[cpp-threads] infinite loops

Tue Aug 15 22:13:55 BST 2006

> From:  Doug Lea
> 
> I still think there is something wrong with how this problem 
> is being posed and discussed. Maybe with SC itself.
> Consider saying that a program is SC if for all k >= 0, k 
> steps of the program obey Lamport SC relations. In that case, 
> this problem seems to go away.
> 
Does it?

To make this all a bit more concrete, let's try a somewhat realistic
example:

Assume everything reachable from q is thread private, count17 and
count13 are ordinary potentially shared variables.

Can

Thread 1a:
for (foo *p = q; p != 0; p = p -> next) if (p -> data == 17) count17++;
for (foo *p = q; p != 0; p = p -> next) if (p -> data == 13) count13++;

be transformed to

Thread 1b:
for (foo *p = q; p != 0; p = p -> next) {
    if (p -> data == 17) count17++;
    if (p -> data == 13) count13++;
}

?

Assume that count13 is initially zero, the list q is cyclic containing a
single data
element of 13.

If I combine either of the above with

Thread 2:

if (count13 != 0) do_something_bad();

Clearly the transformed program can do something bad almost immediately,
i.e. after a very small number of steps.  But it seems to me that a
sequentially consistent execution of Thread 1a and thread 2 cannot.  And
the Thread 1a + Thread 2 combination is clearly data race free, since
count13 is never written.

If the list is in fact acyclic and long, the transformed program is
probably about twice as fast as the original.  And I think the
transformation is legal for sequential programs.

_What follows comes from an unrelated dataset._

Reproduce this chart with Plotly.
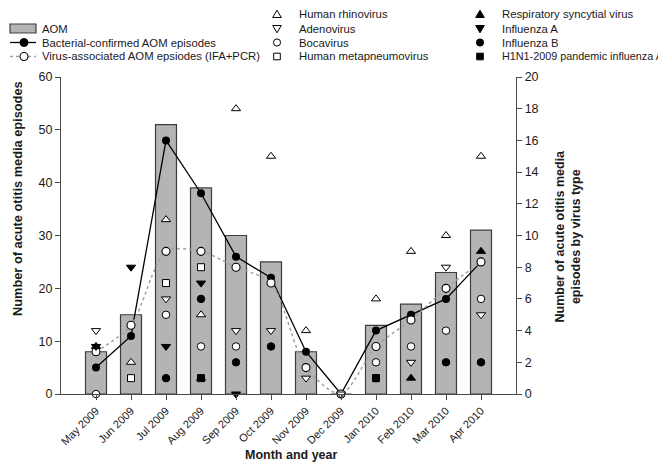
import plotly.graph_objects as go

# ---------------- data ----------------
months = ["May 2009", "Jun 2009", "Jul 2009", "Aug 2009", "Sep 2009", "Oct 2009",
          "Nov 2009", "Dec 2009", "Jan 2010", "Feb 2010", "Mar 2010", "Apr 2010"]
aom = [8, 15, 51, 39, 30, 25, 8, 0, 13, 17, 23, 31]
bacterial = [5, 11, 48, 38, 26, 22, 8, 0, 12, 15, 18, 25]
virus_assoc = [8, 13, 27, 27, 24, 21, 5, 0, 9, 14, 20, 25]

# virus types (right axis)
rhinovirus = [None, 2, 11, 5, 18, 15, 4, None, 6, 9, 10, 15]
adenovirus = [4, None, 6, None, 4, 4, 1, 0, None, 2, 8, 5]
bocavirus = [0, None, 5, 3, 3, None, None, None, 2, 3, 4, 6]
metapneumovirus = [None, 1, 7, 8, None, None, None, None, None, None, None, None]
rsv = [3, None, None, 1, None, None, None, None, None, 1, None, 9]
influenza_a = [3, 8, 3, 7, 0, None, None, None, None, None, None, None]
influenza_b = [None, None, 1, 6, 2, 3, None, None, 1, None, 2, 2]
h1n1 = [None, None, None, 1, None, None, None, None, 1, None, None, None]

left_ticks = [0, 10, 20, 30, 40, 50, 60]
right_ticks = [0, 2, 4, 6, 8, 10, 12, 14, 16, 18, 20]

# ---------------- layout helpers ----------------
W, H = 666, 472
L, R, T, B = 53, 508, 69, 386
FONT = "Liberation Sans, Arial, sans-serif"
INK = "#1a1a1a"


def px_x(px):
    return (px - L) / (R - L)


def px_y(py):
    return (B - py) / (B - T)


x = list(range(len(months)))
fig = go.Figure()

fig.add_trace(go.Bar(
    x=x, y=aom, name="AOM", width=0.6, showlegend=False,
    marker=dict(color="#b4b4b4", line=dict(color="#3c3c3c", width=1.2))))

fig.add_trace(go.Scatter(
    x=x, y=bacterial, name="Bacterial-confirmed AOM episodes", mode="lines+markers",
    line=dict(color="#000000", width=1.3), showlegend=False,
    marker=dict(symbol="circle", size=8, color="#000000"), cliponaxis=False))

fig.add_trace(go.Scatter(
    x=x, y=virus_assoc, name="Virus-associated AOM epsiodes (IFA+PCR)", mode="lines+markers",
    line=dict(color="#a0a0a0", width=1.5, dash="dot", shape="spline", smoothing=0.8),
    marker=dict(symbol="circle", size=8, color="#ffffff", line=dict(color="#000000", width=1.1)),
    cliponaxis=False, showlegend=False))

virus_series = [
    ("Human rhinovirus", rhinovirus, "triangle-up", "#ffffff", 8),
    ("Adenovirus", adenovirus, "triangle-down", "#ffffff", 8),
    ("Bocavirus", bocavirus, "circle", "#ffffff", 7.5),
    ("Human metapneumovirus", metapneumovirus, "square", "#ffffff", 7),
    ("Respiratory syncytial virus", rsv, "triangle-up", "#000000", 8),
    ("Influenza A", influenza_a, "triangle-down", "#000000", 8),
    ("Influenza B", influenza_b, "circle", "#000000", 7.5),
    ("H1N1-2009 pandemic influenza A", h1n1, "square", "#000000", 7),
]

for name, vals, sym, col, size in virus_series:
    fig.add_trace(go.Scatter(
        x=x, y=vals, name=name, mode="markers", yaxis="y2", showlegend=False,
        marker=dict(symbol=sym, size=size, color=col, line=dict(color="#000000", width=1)),
        cliponaxis=False))

# ---------------- legend (keys + labels, paper coordinates) ----------------
shapes = []
annotations = []


def key_path(cx, cy, sym, fill):
    if sym in ("triangle-up", "triangle-down"):
        s = -1 if sym == "triangle-up" else 1
        pts = [(cx, cy + s * 4.3), (cx - 4.3, cy - s * 3.0), (cx + 4.3, cy - s * 3.0)]
        path = "M{},{} L{},{} L{},{} Z".format(*[v for p in pts for v in (px_x(p[0]), px_y(p[1]))])
        return dict(type="path", xref="paper", yref="paper", path=path, fillcolor=fill,
                    line=dict(color="#000000", width=1))
    if sym == "circle":
        r = 3.6
        return dict(type="circle", xref="paper", yref="paper", x0=px_x(cx - r), x1=px_x(cx + r),
                    y0=px_y(cy + r), y1=px_y(cy - r), fillcolor=fill, line=dict(color="#000000", width=1))
    r = 3.3
    return dict(type="rect", xref="paper", yref="paper", x0=px_x(cx - r), x1=px_x(cx + r),
                y0=px_y(cy + r), y1=px_y(cy - r), fillcolor=fill, line=dict(color="#000000", width=1))


def label(text, left_px, cy, size=11.3):
    annotations.append(dict(text=text, xref="paper", yref="paper", x=px_x(left_px - 2), y=px_y(cy),
                            xanchor="left", yanchor="middle", showarrow=False,
                            font=dict(family=FONT, size=size, color=INK)))


# column 1
c1_rows = [20.5, 34.5, 48.5]
shapes.append(dict(type="rect", xref="paper", yref="paper", x0=px_x(2), x1=px_x(28),
                   y0=px_y(c1_rows[0] + 4.5), y1=px_y(c1_rows[0] - 4.5),
                   fillcolor="#b4b4b4", line=dict(color="#3c3c3c", width=1.2)))
label("AOM", 34, c1_rows[0])
shapes.append(dict(type="line", xref="paper", yref="paper", x0=px_x(2), x1=px_x(28),
                   y0=px_y(c1_rows[1]), y1=px_y(c1_rows[1]), line=dict(color="#000000", width=1.3)))
shapes.append(dict(type="circle", xref="paper", yref="paper", x0=px_x(12), x1=px_x(20),
                   y0=px_y(c1_rows[1] + 4), y1=px_y(c1_rows[1] - 4), fillcolor="#000000",
                   line=dict(color="#000000", width=1)))
label("Bacterial-confirmed AOM episodes", 34, c1_rows[1])
shapes.append(dict(type="line", xref="paper", yref="paper", x0=px_x(2), x1=px_x(28),
                   y0=px_y(c1_rows[2]), y1=px_y(c1_rows[2]),
                   line=dict(color="#a0a0a0", width=1.5, dash="dot")))
shapes.append(dict(type="circle", xref="paper", yref="paper", x0=px_x(12), x1=px_x(20),
                   y0=px_y(c1_rows[2] + 4), y1=px_y(c1_rows[2] - 4), fillcolor="#ffffff",
                   line=dict(color="#000000", width=1.1)))
label("Virus-associated AOM epsiodes (IFA+PCR)", 34, c1_rows[2])

# columns 2 and 3
rows = [6.5, 20.5, 34.5, 48.5]
for i, (name, vals, sym, col, size) in enumerate(virus_series):
    key_x, text_x = (269, 291) if i < 4 else (472, 494)
    cy = rows[i % 4]
    shapes.append(key_path(key_x, cy, sym, col))
    label(name, text_x, cy, size=11.3 if i < 7 else 10.8)

# axis titles
title_font = dict(family=FONT, size=12.5, weight="bold", color=INK)
annotations += [
    dict(text="Number of acute otitis media episodes", textangle=-90,
         xref="paper", yref="paper", x=px_x(9), y=px_y(191), xanchor="center", yanchor="middle",
         showarrow=False, font=dict(family=FONT, size=12.8, weight="bold", color=INK)),
    dict(text="Number of acute otitis media<br>episodes by virus type", textangle=-90,
         xref="paper", yref="paper", x=px_x(559.5), y=px_y(228), xanchor="center", yanchor="middle",
         showarrow=False, font=title_font),
    dict(text="Month and year",
         xref="paper", yref="paper", x=px_x(283), y=px_y(447), xanchor="center", yanchor="middle",
         showarrow=False, font=title_font),
]

axis_common = dict(showline=True, linecolor="#4a4a4a", linewidth=1.3, ticks="outside",
                   ticklen=5, tickcolor="#4a4a4a", tickwidth=1.2, showgrid=False, zeroline=False)

fig.update_layout(
    width=W, height=H,
    margin=dict(l=L, r=W - R, t=T, b=H - B, autoexpand=False),
    paper_bgcolor="#ffffff", plot_bgcolor="#ffffff",
    showlegend=False,
    bargap=0.4,
    xaxis=dict(range=[-1, 12], tickvals=x, ticktext=months, tickangle=-45,
               tickfont=dict(family=FONT, size=11, color=INK), **axis_common),
    yaxis=dict(range=[0, 60], tickvals=left_ticks,
               tickfont=dict(family=FONT, size=12.5, color=INK), **axis_common),
    yaxis2=dict(range=[0, 20], tickvals=right_ticks, overlaying="y", side="right", anchor="x",
                tickfont=dict(family=FONT, size=12.5, color=INK), **axis_common),
    shapes=shapes,
    annotations=annotations,
)

fig.write_html("out.html")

Thus I think that there is a real simplicity vs. performance (&
implementation cost) tradeoff here.  What makes this one unusual in my
mind is that if we make certain infinite loops exhibit undefined
behavior, I think the cost to programming simplicity seems very small.
And you seem to get some of that back by being able to diagnose errors
that were previously not conveniently reportable.

On the other side, I think we have few (no?) examples for which
compilers actually perform profitable transformations like the above.
The real problem, as Bill points out, seems to be that current analyses
ignore this issue and may hence may conceivably produce such dubious
results, probably without actually getting a lot of benefit from it.

I assume the Sun Java server compiler does something like fairly
aggressive PRE?  If so, does anybody know with some confidence whether
it gets this right and how hard it was to get it right?

Hans